At the end of January, Google announced that it was abandoning its controversial project to replace cookies, entitled FLoC, in favour of a new proposal: Topics.
The principle behind FLoC was that an AI would learn browsing habits and place users into anonymous cohorts. No individual user data would be shared with the browser itself or anywhere else, with the process occurring algorithmically and then essentially losing individuals amid the crowd. However, FLoC testing was long since postponed in Europe already because it still wasn’t clear whether this would comply with GDPR. Essentially, the assignment of a cohort to a user could still be interpreted as the transfer of personal data. This would be especially problematic given users wouldn’t be providing publishers with consent to be added to cohorts.
Topics looks best understood as a watered-down version of FloC. Topics proposes much broader cohort classifications, reducing their number from FLoC’s 32,000 categories to just 350 ‘topics.’ The browser will keep data for the last 3 weeks of the user’s browsing history and the topics won’t include any sensitive categories. There’s also an additional layer to increase user privacy further and decrease the potential for groups to be reverse engineered. When a user hits a site that supports the Topics API, the browser will share 3 topics you’re interested in, based on the last 3 weeks of browsing history, selected at random from the top 5 topics browsed each week. Users will also be able to review and remove topics from their list too.

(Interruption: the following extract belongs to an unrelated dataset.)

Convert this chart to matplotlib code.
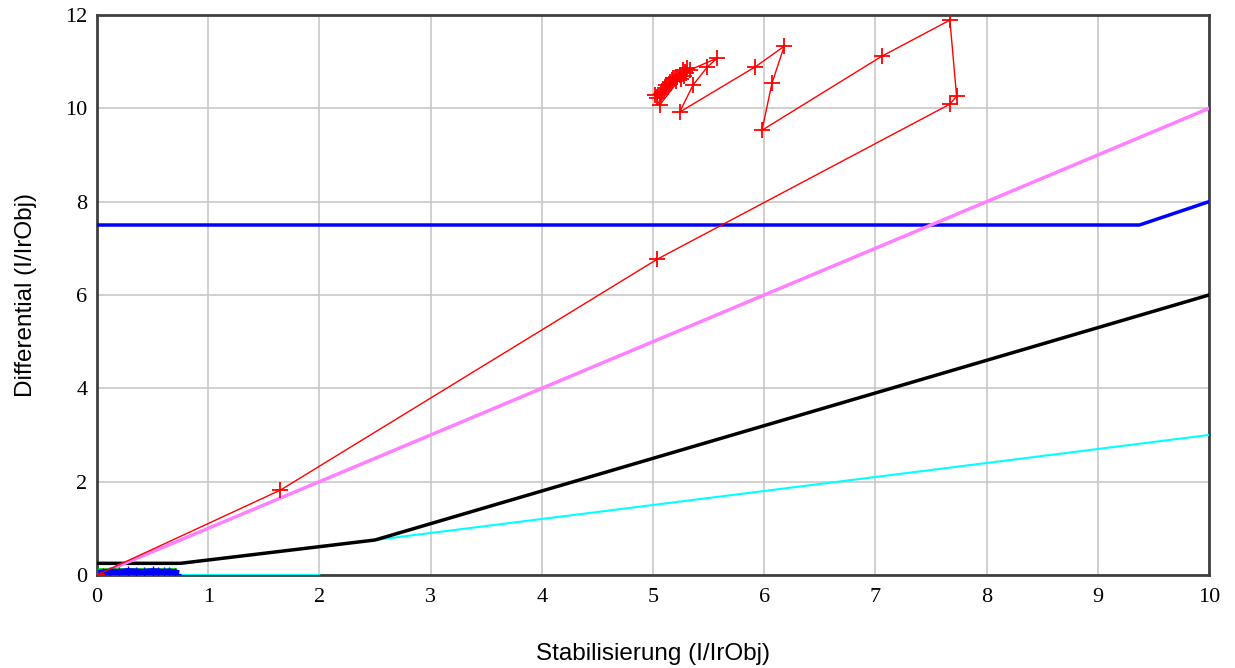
import numpy as np
import matplotlib
matplotlib.use("Agg")
import matplotlib.pyplot as plt

# reference lines
x_line = [0, 10]
magenta_y = [0, 10]

blue_x = [0, 9.375, 10]
blue_y = [7.5, 7.5, 8.0]

black_x = [0, 0.75, 2.5, 10]
black_y = [0.25, 0.25, 0.75, 6.0]

# cyan is split at x=2 (no vertical jump drawn)
cyan_x = [0, 2, np.nan, 2, 10]
cyan_y = [0, 0, np.nan, 0.6, 3.0]

green_x = [0, 0.7]
green_y = [0.12, 0.12]

blue_pts_x = [0.05, 0.12, 0.2, 0.28, 0.35, 0.42, 0.5, 0.55, 0.6, 0.65, 0.7]
blue_pts_y = [0.03, 0.05, 0.04, 0.06, 0.05, 0.04, 0.06, 0.05, 0.04, 0.05, 0.03]

# measured trajectory
traj_x = [0.0, 1.65, 5.04, 7.67, 7.73, 7.67, 7.06, 5.98, 6.07, 6.18, 5.92,
          5.24, 5.36, 5.49, 5.58, 5.33, 5.02, 5.06, 5.29, 5.11, 5.24, 5.15,
          5.31, 5.04, 5.20, 5.08, 5.27, 5.17, 5.22, 5.12, 5.30, 5.10, 5.25,
          5.14, 5.28, 5.18, 5.07, 5.21]
traj_y = [0.0, 1.82, 6.77, 10.09, 10.26, 11.89, 11.12, 9.53, 10.54, 11.33, 10.89,
          9.92, 10.50, 10.89, 11.08, 10.82, 10.28, 10.07, 10.78, 10.43, 10.71, 10.56,
          10.86, 10.22, 10.64, 10.34, 10.82, 10.60, 10.68, 10.50, 10.75, 10.40, 10.62,
          10.52, 10.70, 10.66, 10.30, 10.58]

fig = plt.figure(figsize=(12.35, 6.68), dpi=100)
ax = fig.add_axes([97 / 1235, 1 - 575 / 668, (1209 - 97) / 1235, (575 - 15) / 668])

ax.plot(cyan_x, cyan_y, color="#00ffff", lw=1.5, zorder=3)
ax.plot(black_x, black_y, color="black", lw=2.5, zorder=4)
ax.plot(blue_x, blue_y, color="#0000ff", lw=2.5, zorder=4)
ax.plot(x_line, magenta_y, color="#ff80ff", lw=2.5, zorder=4)
ax.plot(green_x, green_y, color="#00dd00", lw=2, zorder=5)
ax.plot(blue_pts_x, blue_pts_y, color="#0000ff", lw=6, marker="+", ms=8, zorder=5)
ax.plot(traj_x, traj_y, color="red", lw=1, marker="+", ms=11, mew=1.3, zorder=6)

ax.set_xlim(0, 10)
ax.set_ylim(0, 12)
ax.set_xticks(range(0, 11))
ax.set_yticks(range(0, 13, 2))
ax.grid(True, color="#c8c8c8", lw=1.2)
ax.set_axisbelow(True)
ax.tick_params(axis="x", length=0, pad=9)
ax.tick_params(axis="y", length=0, pad=7)
for lab in ax.get_xticklabels() + ax.get_yticklabels():
    lab.set_family("Liberation Serif")
    lab.set_fontsize(16)
for s in ax.spines.values():
    s.set_color("#404040")
    s.set_linewidth(2)

ax.set_xlabel("Stabilisierung (I/IrObj)", family="Liberation Sans", fontsize=17.5, labelpad=26)
ax.set_ylabel("Differential (I/IrObj)", family="Liberation Sans", fontsize=17.5, labelpad=20)

fig.savefig("out.png", dpi=100)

However, it’s still essentially the same methodology with some additional privacy layers and broadening applied, seemingly to appease regulators. It’s hard to see how this still wouldn’t constitute a transfer of personal data on an opt-out basis, as opposed to opt-in. And that’s where it could still be doomed.

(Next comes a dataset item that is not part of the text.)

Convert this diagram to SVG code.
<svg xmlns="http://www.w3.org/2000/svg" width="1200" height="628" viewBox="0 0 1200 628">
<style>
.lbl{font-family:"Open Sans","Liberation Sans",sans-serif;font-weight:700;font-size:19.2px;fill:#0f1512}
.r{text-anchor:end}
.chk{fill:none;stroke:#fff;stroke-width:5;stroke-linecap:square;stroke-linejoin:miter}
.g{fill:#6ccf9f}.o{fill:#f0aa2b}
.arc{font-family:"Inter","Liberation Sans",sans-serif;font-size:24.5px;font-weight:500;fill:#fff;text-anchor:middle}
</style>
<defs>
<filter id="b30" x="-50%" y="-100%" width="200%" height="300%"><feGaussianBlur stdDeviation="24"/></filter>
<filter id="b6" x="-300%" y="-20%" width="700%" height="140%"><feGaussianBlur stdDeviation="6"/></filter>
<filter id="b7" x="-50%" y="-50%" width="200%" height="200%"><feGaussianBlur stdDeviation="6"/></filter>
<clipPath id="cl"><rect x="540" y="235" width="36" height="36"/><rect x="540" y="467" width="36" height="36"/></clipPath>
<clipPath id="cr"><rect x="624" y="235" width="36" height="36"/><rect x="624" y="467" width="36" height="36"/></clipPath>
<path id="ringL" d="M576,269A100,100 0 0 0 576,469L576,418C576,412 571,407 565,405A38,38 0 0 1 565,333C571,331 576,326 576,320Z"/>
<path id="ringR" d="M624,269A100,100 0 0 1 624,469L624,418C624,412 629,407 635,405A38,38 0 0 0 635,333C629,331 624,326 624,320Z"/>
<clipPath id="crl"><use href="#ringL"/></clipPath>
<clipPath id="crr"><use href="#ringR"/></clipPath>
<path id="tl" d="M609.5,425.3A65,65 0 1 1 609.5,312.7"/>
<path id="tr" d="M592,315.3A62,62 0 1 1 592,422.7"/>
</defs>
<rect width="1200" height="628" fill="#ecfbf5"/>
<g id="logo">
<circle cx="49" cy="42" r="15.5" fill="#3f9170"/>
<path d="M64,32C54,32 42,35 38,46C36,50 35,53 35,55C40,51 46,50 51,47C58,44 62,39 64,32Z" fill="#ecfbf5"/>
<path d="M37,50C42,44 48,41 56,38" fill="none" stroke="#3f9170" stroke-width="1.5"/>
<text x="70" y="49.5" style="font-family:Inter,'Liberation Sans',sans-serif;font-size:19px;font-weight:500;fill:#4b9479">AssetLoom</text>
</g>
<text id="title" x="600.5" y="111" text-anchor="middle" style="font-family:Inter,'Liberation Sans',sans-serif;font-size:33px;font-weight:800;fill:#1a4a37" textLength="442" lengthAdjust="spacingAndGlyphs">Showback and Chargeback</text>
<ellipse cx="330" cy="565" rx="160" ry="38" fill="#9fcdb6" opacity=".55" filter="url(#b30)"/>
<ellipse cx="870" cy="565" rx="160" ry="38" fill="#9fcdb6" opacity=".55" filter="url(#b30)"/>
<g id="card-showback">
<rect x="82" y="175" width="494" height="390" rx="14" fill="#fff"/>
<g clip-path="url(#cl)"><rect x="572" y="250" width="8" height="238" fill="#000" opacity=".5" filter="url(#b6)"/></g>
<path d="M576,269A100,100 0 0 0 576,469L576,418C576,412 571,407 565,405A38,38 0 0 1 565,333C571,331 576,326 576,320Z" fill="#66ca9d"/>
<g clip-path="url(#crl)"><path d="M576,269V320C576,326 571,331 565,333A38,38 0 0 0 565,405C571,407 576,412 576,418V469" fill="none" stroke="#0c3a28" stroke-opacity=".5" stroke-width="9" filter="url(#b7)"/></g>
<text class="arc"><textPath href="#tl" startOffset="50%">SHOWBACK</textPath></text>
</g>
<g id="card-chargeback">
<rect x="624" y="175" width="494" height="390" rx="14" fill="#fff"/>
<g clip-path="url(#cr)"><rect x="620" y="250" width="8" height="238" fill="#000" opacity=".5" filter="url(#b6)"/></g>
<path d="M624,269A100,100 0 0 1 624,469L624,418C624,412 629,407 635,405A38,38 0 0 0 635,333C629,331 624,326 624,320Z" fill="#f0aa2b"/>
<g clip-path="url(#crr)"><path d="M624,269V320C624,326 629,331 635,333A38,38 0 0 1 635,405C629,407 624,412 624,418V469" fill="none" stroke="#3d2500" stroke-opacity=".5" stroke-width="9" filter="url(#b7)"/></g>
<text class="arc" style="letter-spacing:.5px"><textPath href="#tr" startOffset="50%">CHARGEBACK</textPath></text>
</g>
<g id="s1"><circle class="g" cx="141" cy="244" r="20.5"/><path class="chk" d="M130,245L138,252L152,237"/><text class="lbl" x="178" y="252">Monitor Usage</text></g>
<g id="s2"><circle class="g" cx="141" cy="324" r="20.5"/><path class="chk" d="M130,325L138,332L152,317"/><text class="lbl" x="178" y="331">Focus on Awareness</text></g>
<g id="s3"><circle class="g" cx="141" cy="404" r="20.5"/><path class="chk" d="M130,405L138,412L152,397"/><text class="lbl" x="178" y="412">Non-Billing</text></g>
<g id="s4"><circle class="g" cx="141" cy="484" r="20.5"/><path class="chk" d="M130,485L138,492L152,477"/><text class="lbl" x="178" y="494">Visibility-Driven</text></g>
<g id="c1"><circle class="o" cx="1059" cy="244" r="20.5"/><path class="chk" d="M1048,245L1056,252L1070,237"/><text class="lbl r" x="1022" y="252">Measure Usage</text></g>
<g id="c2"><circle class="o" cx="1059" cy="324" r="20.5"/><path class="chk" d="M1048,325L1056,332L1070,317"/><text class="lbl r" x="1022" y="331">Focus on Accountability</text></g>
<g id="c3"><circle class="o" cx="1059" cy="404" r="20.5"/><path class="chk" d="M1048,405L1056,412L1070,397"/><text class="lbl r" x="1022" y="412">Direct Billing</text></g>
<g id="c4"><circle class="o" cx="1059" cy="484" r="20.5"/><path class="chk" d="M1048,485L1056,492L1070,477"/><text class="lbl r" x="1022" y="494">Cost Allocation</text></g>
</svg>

The impact of a cookie-less world could be greater for publishers, than it is for advertisers, who will struggle to monetise their traffic for the same value as before. For advertisers, big tech companies like Google still have access to an abundance of first party data from logged-in users that can be used for targeting. So, advertisers still have options.
However, even vast Google audience sizes would probably shrink if having to lean on logged-in data alone, potentially making higher-value audiences more expensive as targeting becomes increasingly competitive.
If Google, with its significant investment in building solutions, is struggling to find a fix, then this doesn’t bode well for the future of the myriad existing data-led targeting methods.
We all know first party data is a priority in a cookie-less future. Investing in the testing of possible alternatives, such as first party data-matching via clean rooms and bunkers (i.e. InfoSum) could be a smart step.
What’s not going away, though, are the benefits associated with targeting premium publishers and the power of context multiplied by quality creative. Testing the performance of curated inventory versus data-led buys is a good idea. Even better is investing more time and energy into producing good quality creative. Such a shift in priorities could only be considered a good thing for advertisers and the experience of users alike.